Forward-looking guidance

The company is raising its sales growth guidance for the fiscal year to 17% to 22% from 15% to 20%, adjusted for the 53 weeks in FY 2001. Comparable store sales guidance is 7% to 8% for the Q3 and 6% to 8% for the Q4 due to tougher comparisons of over 10% year on year in the Q3 and Q4.

Whole Foods expects gross profit margin to be lower for the fiscal year due to the recently acquired Harry’s stores, which are expected to negatively impact gross margins in the range of 20 to 30 basis points.

The company is focused on producing operating margin improvement primarily through the leveraging of direct store expenses; however, the higher operating expenses of new stores will continue to have a partially offsetting impact. General and administrative expenses as a percentage of sales are expected to increase slightly compared to the prior year due to the additional infrastructure for the new South Region headquartered in Atlanta, GA, as well as an increased marketing investment related to the company’s national branding initiative. Pre-opening and relocation expense is now expected to be in the range of US$12m to US$14m for the year, including the US$1.5m in relocation expense.

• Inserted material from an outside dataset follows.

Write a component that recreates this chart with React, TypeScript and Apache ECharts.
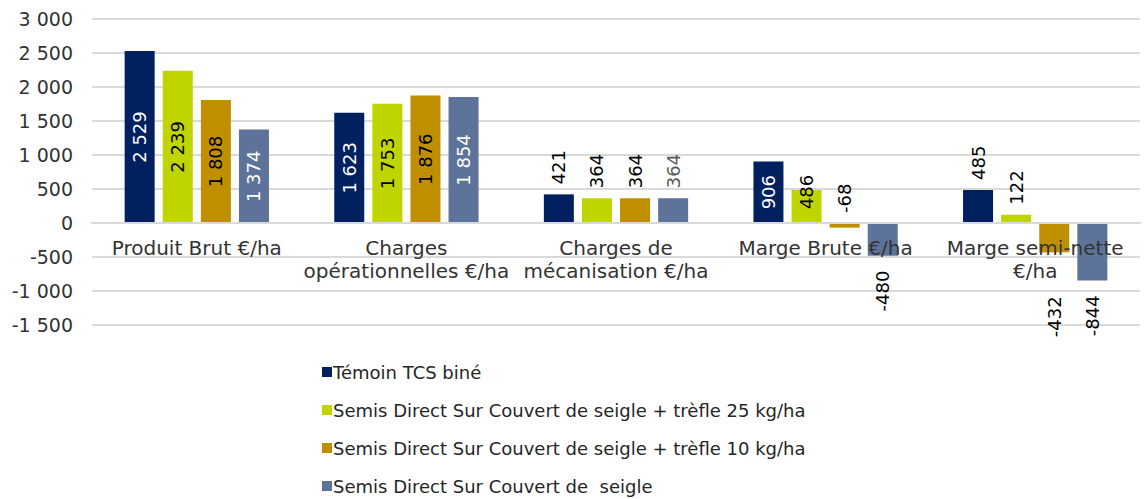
import React, { useEffect, useRef } from "react";
import * as echarts from "echarts";

const categories = [
  "Produit Brut €/ha",
  "Charges\nopérationnelles €/ha",
  "Charges de\nmécanisation €/ha",
  "Marge Brute €/ha",
  "Marge semi-nette\n€/ha",
];
const seriesNames = [
  "Témoin TCS biné",
  "Semis Direct Sur Couvert de seigle + trèfle 25 kg/ha",
  "Semis Direct Sur Couvert de seigle + trèfle 10 kg/ha",
  "Semis Direct Sur Couvert de  seigle",
];
const temoin = [2529, 1623, 421, 906, 485];
const trefle25 = [2239, 1753, 364, 486, 122];
const trefle10 = [1808, 1876, 364, -68, -432];
const seigle = [1374, 1854, 364, -480, -844];
const yTicks = { min: -1500, max: 3000, interval: 500 };

const colors = ["#002060", "#C0D500", "#BF8F00", "#5E7399"];
const insideColors = ["#ffffff", "#000000", "#000000", "#ffffff"];
// label placement per series (rows) and category (cols)
const labelModes = [
  ["inside", "inside", "top", "inside", "top"],
  ["inside", "inside", "top", "topCenter", "top"],
  ["inside", "inside", "top", "top", "bottomFar"],
  ["inside", "inside", "top", "bottom", "bottom"],
];

const FONT = "'DejaVu Sans', Verdana, sans-serif";
const GRID_TOP = 19;
const GRID_HEIGHT = 306;

function fmt(v: number): string {
  const s = Math.abs(v).toString().replace(/\B(?=(\d{3})+(?!\d))/g, " ");
  return (v < 0 ? "-" : "") + s;
}

function labelFor(si: number, ci: number) {
  const mode = labelModes[si][ci];
  const base: any = {
    show: true,
    rotate: 90,
    fontSize: 18,
    fontFamily: FONT,
    formatter: (p: any) => fmt(p.value),
  };
  if (mode === "inside") {
    return { ...base, position: "inside", color: insideColors[si], align: "center", verticalAlign: "middle" };
  }
  if (mode === "topCenter") {
    return { ...base, position: "top", distance: -2, color: "#000", align: "center", verticalAlign: "middle" };
  }
  if (mode === "top") {
    const c = si === 3 && ci === 2 ? "#595959" : "#000";
    return { ...base, position: "top", distance: 10, color: c, align: "left", verticalAlign: "middle" };
  }
  return {
    ...base,
    position: "bottom",
    distance: mode === "bottomFar" ? 44 : 15,
    color: "#000",
    align: "right",
    verticalAlign: "middle",
  };
}

export default function App() {
  const ref = useRef<HTMLDivElement>(null);
  useEffect(() => {
    document.body.style.margin = "0";
    const chart = echarts.init(ref.current!, null, { renderer: "svg" });
    const allData = [temoin, trefle25, trefle10, seigle];
    const series = allData.map((arr, si) => ({
      name: seriesNames[si],
      type: "bar",
      z: 2,
      barWidth: 30,
      barGap: "27%",
      itemStyle: { color: colors[si] },
      data: arr.map((v, ci) => ({ value: v, label: labelFor(si, ci) })),
    }));
    // place the category axis at value 0
    const zeroOffset = -GRID_HEIGHT * (0 - yTicks.min) / (yTicks.max - yTicks.min);
    chart.setOption({
      animation: false,
      textStyle: { fontFamily: FONT },
      grid: { left: 92, right: 7, top: GRID_TOP, height: GRID_HEIGHT, containLabel: false },
      legend: {
        orient: "vertical",
        left: 317,
        top: 358,
        height: 200,
        padding: 5,
        itemWidth: 10,
        itemHeight: 10,
        itemGap: 20,
        icon: "rect",
        data: seriesNames,
        textStyle: { fontSize: 18, color: "#262626", fontFamily: FONT, padding: [0, 0, 0, -4] },
      },
      xAxis: {
        type: "category",
        data: categories,
        z: 5,
        offset: zeroOffset,
        axisLine: {
          show: true,
          onZero: false,
          lineStyle: { color: "#d9d9d9", width: 2 },
        },
        axisTick: { show: false },
        axisLabel: {
          interval: 0,
          fontSize: 20,
          color: "#333",
          lineHeight: 23,
          margin: 13,
          fontFamily: FONT,
        },
      },
      yAxis: {
        type: "value",
        min: yTicks.min,
        max: yTicks.max,
        interval: yTicks.interval,
        axisLine: { show: false },
        axisTick: { show: false },
        splitLine: { lineStyle: { color: "#d9d9d9", width: 2 } },
        axisLabel: {
          fontSize: 19,
          color: "#333",
          margin: 19,
          fontFamily: FONT,
          formatter: (v: number) => fmt(v),
        },
      },
      series,
    });
    return () => chart.dispose();
  }, []);
  return <div ref={ref} style={{ width: 1147, height: 499 }} />;
}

Capital expenditures are now expected to be in the range of US$160m to US$180m for the year, excluding any cash acquisitions. The company does not expect any significant borrowings for the remainder of the year and is lowering its net interest expense guidance by US$1m to a range of US$9m to US$10m for the year. The company still expects diluted earnings per share for the fiscal year in the range of US$1.30 to US$1.36. For FY 2003, the company expects diluted earnings per share in the range of US$1.56 – US$1.63.